Extract the lines of the material below, beginning with the first and ending with the line that holds "const minorTo = [2022, 10];". Skip every picture.

--- START OF SUPPLIED MATERIAL ---

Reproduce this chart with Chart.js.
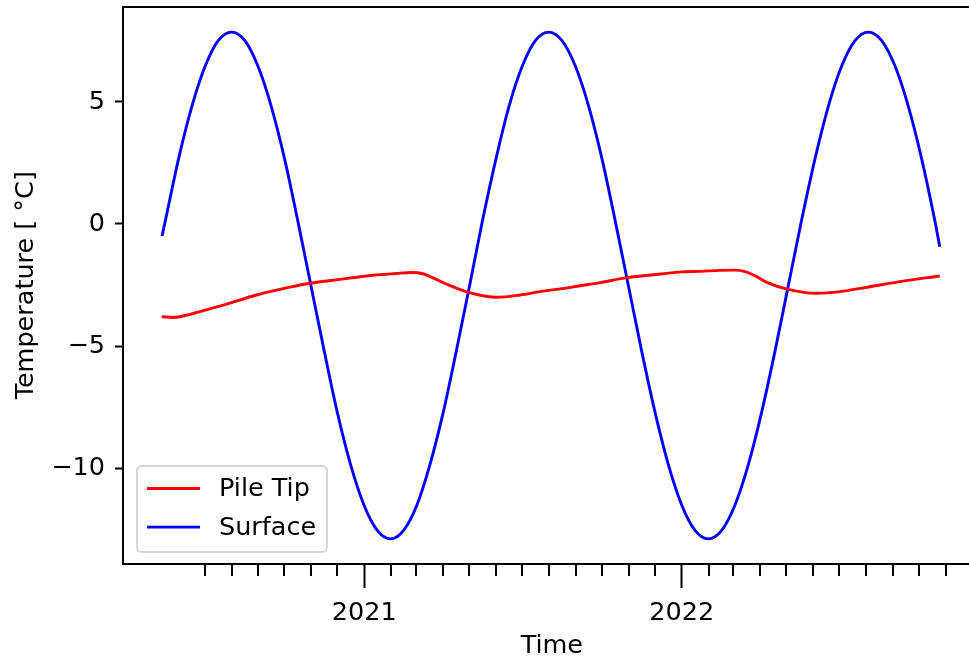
<!DOCTYPE html>
<html>
<head>
<meta charset="utf-8">
<script src="https://cdn.jsdelivr.net/npm/chart.js@4/dist/chart.umd.min.js"></script>
<style>
  html, body { margin: 0; padding: 0; overflow: hidden; background: #ffffff; width: 969px; height: 660px; }
  canvas { display: block; }
</style>
</head>
<body>
<canvas id="chart" width="1000" height="660"></canvas>
<script>
// Time is expressed as decimal years.
const majorYears = [2021, 2022];
const yTicks = [-10, -5, 0, 5];
const seriesLabels = ['Pile Tip', 'Surface'];
const seriesColors = ['#ff0000', '#0000ff'];

// Monthly minor ticks: July 2020 through November 2022.
const minorFrom = [2020, 6];
const minorTo = [2022, 10];

const surfaceTimes = [2020.363, 2020.374, 2020.415, 2020.457, 2020.499, 2020.540, 2020.582,
  2020.624, 2020.665, 2020.707, 2020.749, 2020.790, 2020.832, 2020.874, 2020.915, 2020.957, 2020.999, 2021.041, 2021.083,
  2021.124, 2021.166, 2021.207, 2021.249, 2021.290, 2021.332, 2021.373, 2021.415, 2021.456, 2021.498, 2021.539, 2021.581,
  2021.623, 2021.665, 2021.707, 2021.749, 2021.790, 2021.832, 2021.874, 2021.916, 2021.958, 2022.000, 2022.042, 2022.084,
  2022.126, 2022.168, 2022.210, 2022.252, 2022.294, 2022.336, 2022.378, 2022.420, 2022.462, 2022.504, 2022.546, 2022.588,
  2022.630, 2022.672, 2022.714, 2022.756, 2022.797, 2022.813];
const surfaceTemps = [-0.49, 0.17, 2.67, 4.82, 6.47, 7.51, 7.86,
  7.51, 6.47, 4.82, 2.67, 0.17, -2.52, -5.21, -7.71, -9.86, -11.51, -12.55, -12.90,
  -12.55, -11.51, -9.86, -7.71, -5.21, -2.52, 0.17, 2.67, 4.82, 6.47, 7.51, 7.86,
  7.51, 6.47, 4.82, 2.67, 0.17, -2.52, -5.21, -7.71, -9.86, -11.51, -12.55, -12.90,
  -12.55, -11.51, -9.86, -7.71, -5.21, -2.52, 0.17, 2.67, 4.82, 6.47, 7.51, 7.86,
  7.51, 6.47, 4.82, 2.67, 0.17, -0.93];

const tipTimes = [2020.362, 2020.398, 2020.451, 2020.556, 2020.661, 2020.766, 2020.829, 2020.923,
  2021.028, 2021.100, 2021.150, 2021.185, 2021.215, 2021.260, 2021.328, 2021.417, 2021.491, 2021.554, 2021.617,
  2021.680, 2021.743, 2021.828, 2021.932, 2022.000, 2022.058, 2022.120, 2022.170, 2022.200, 2022.228, 2022.268, 2022.336,
  2022.425, 2022.499, 2022.593, 2022.698, 2022.813];
const tipTemps = [-3.80, -3.83, -3.70, -3.32, -2.91, -2.59, -2.43, -2.27,
  -2.10, -2.03, -1.99, -2.04, -2.20, -2.47, -2.80, -3.00, -2.91, -2.77, -2.66,
  -2.53, -2.40, -2.20, -2.05, -1.96, -1.94, -1.90, -1.89, -1.95, -2.10, -2.39, -2.68,
  -2.84, -2.77, -2.57, -2.34, -2.13];

const FONT = '"DejaVu Sans", "Liberation Sans", sans-serif';
const FONT_SIZE = 25.5;

function decimalYear(y, m) {
  const start = Date.UTC(y, 0, 1);
  const end = Date.UTC(y + 1, 0, 1);
  return y + (Date.UTC(y, m, 1) - start) / (end - start);
}

function monthTicks() {
  const out = [];
  let y = minorFrom[0], m = minorFrom[1];
  while (y < minorTo[0] || (y === minorTo[0] && m <= minorTo[1])) {
    if (m !== 0) out.push(decimalYear(y, m));
    m++;
    if (m > 11) { m = 0; y++; }
  }
  return out;
}

function toPoints(xs, ys) {
  return xs.map((x, i) => ({ x: x, y: ys[i] }));
}

// Top spine, monthly minor ticks and the boxed legend in the lower-left corner.
const frameAndLegend = {
  id: 'frameAndLegend',
  afterDraw(chart) {
    const { ctx, chartArea: a } = chart;
    const xs = chart.scales.x;
    ctx.save();
    ctx.strokeStyle = '#000000';
    ctx.lineWidth = 2;
    ctx.beginPath();
    ctx.moveTo(a.left - 1, Math.round(a.top));
    ctx.lineTo(chart.width, Math.round(a.top));
    ctx.stroke();

    ctx.beginPath();
    monthTicks().forEach(v => {
      const px = Math.round(xs.getPixelForValue(v));
      ctx.moveTo(px, a.bottom);
      ctx.lineTo(px, a.bottom + 12);
    });
    ctx.stroke();

    // legend
    const bx = a.left + 14, bw = 190, bh = 86;
    const by = a.bottom - 12 - bh;
    const r = 5;
    ctx.beginPath();
    ctx.moveTo(bx + r, by);
    ctx.arcTo(bx + bw, by, bx + bw, by + bh, r);
    ctx.arcTo(bx + bw, by + bh, bx, by + bh, r);
    ctx.arcTo(bx, by + bh, bx, by, r);
    ctx.arcTo(bx, by, bx + bw, by, r);
    ctx.closePath();
    ctx.fillStyle = 'rgba(255,255,255,0.8)';
    ctx.fill();
    ctx.strokeStyle = '#d6d6d6';
    ctx.lineWidth = 2;
    ctx.stroke();

    ctx.font = FONT_SIZE + 'px ' + FONT;
    ctx.textBaseline = 'middle';
    ctx.textAlign = 'left';
    chart.data.datasets.forEach((ds, i) => {
      const cy = by + 22.5 + i * 38.6;
      ctx.strokeStyle = ds.borderColor;
      ctx.lineWidth = ds.borderWidth;
      ctx.beginPath();
      ctx.moveTo(bx + 10, cy);
      ctx.lineTo(bx + 63, cy);
      ctx.stroke();
      ctx.fillStyle = '#000000';
      ctx.fillText(ds.label, bx + 82, cy + 1);
    });
    ctx.restore();
  }
};

function zeroPadding(scale) {
  scale.paddingTop = 0;
  scale.paddingBottom = 0;
  scale.paddingLeft = 0;
  scale.paddingRight = 0;
}

new Chart(document.getElementById('chart'), {
  type: 'line',
  data: {
    datasets: [
      {
        label: seriesLabels[0],
        data: toPoints(tipTimes, tipTemps),
        borderColor: seriesColors[0],
        backgroundColor: seriesColors[0],
        borderWidth: 2.9,
        pointRadius: 0,
        cubicInterpolationMode: 'monotone',
        fill: false
      },
      {
        label: seriesLabels[1],
        data: toPoints(surfaceTimes, surfaceTemps),
        borderColor: seriesColors[1],
        backgroundColor: seriesColors[1],
        borderWidth: 2.9,
        pointRadius: 0,
        cubicInterpolationMode: 'monotone',
        fill: false
      }
    ]
  },
  options: {
    responsive: false,
    animation: false,
    devicePixelRatio: 1,
    layout: { padding: { top: 6.5, right: 19.3, left: 0, bottom: 0 } },
    plugins: {
      legend: { display: false },
      tooltip: { enabled: false }
    },
    scales: {
      x: {
        type: 'linear',
        min: 2020.240,
        max: 2022.942,
        afterBuildTicks: s => { s.ticks = majorYears.map(v => ({ value: v })); },
        afterFit: s => { s.height = 96; zeroPadding(s); },
        grid: { drawOnChartArea: false, drawTicks: true, tickLength: 24, tickWidth: 2, tickColor: '#000000' },
        border: { display: true, color: '#000000', width: 2 },
        ticks: {
          color: '#000000',
          padding: 10,
          maxRotation: 0,
          autoSkip: false,
          font: { family: FONT, size: FONT_SIZE },
          callback: v => String(v)
        },
        title: {
          display: true,
          text: 'Time',
          color: '#000000',
          padding: { top: 0, bottom: -2 },
          font: { family: FONT, size: FONT_SIZE }
        }
      },
      y: {
        type: 'linear',
        min: -13.93,
        max: 8.91,
        afterBuildTicks: s => { s.ticks = yTicks.map(v => ({ value: v })); },
        afterFit: s => { s.width = 123; zeroPadding(s); },
        grid: { drawOnChartArea: false, drawTicks: true, tickLength: 8, tickWidth: 2, tickColor: '#000000' },
        border: { display: true, color: '#000000', width: 2 },
        ticks: {
          color: '#000000',
          padding: 10,
          autoSkip: false,
          font: { family: FONT, size: FONT_SIZE },
          callback: v => (v < 0 ? '\u2212' + Math.abs(v) : String(v))
        },
        title: {
          display: true,
          text: 'Temperature [ \u00b0C]',
          color: '#000000',
          padding: { top: 11, bottom: 0 },
          font: { family: FONT, size: FONT_SIZE }
        }
      }
    }
  },
  plugins: [frameAndLegend]
});
</script>
</body>
</html>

--- END OF SUPPLIED MATERIAL ---

_SOLUTION TO THE PROBLEM:_
Reproduce this chart with Chart.js.
<!DOCTYPE html>
<html>
<head>
<meta charset="utf-8">
<script src="https://cdn.jsdelivr.net/npm/chart.js@4/dist/chart.umd.min.js"></script>
<style>
  html, body { margin: 0; padding: 0; overflow: hidden; background: #ffffff; width: 969px; height: 660px; }
  canvas { display: block; }
</style>
</head>
<body>
<canvas id="chart" width="1000" height="660"></canvas>
<script>
// Time is expressed as decimal years.
const majorYears = [2021, 2022];
const yTicks = [-10, -5, 0, 5];
const seriesLabels = ['Pile Tip', 'Surface'];
const seriesColors = ['#ff0000', '#0000ff'];

// Monthly minor ticks: July 2020 through November 2022.
const minorFrom = [2020, 6];
const minorTo = [2022, 10];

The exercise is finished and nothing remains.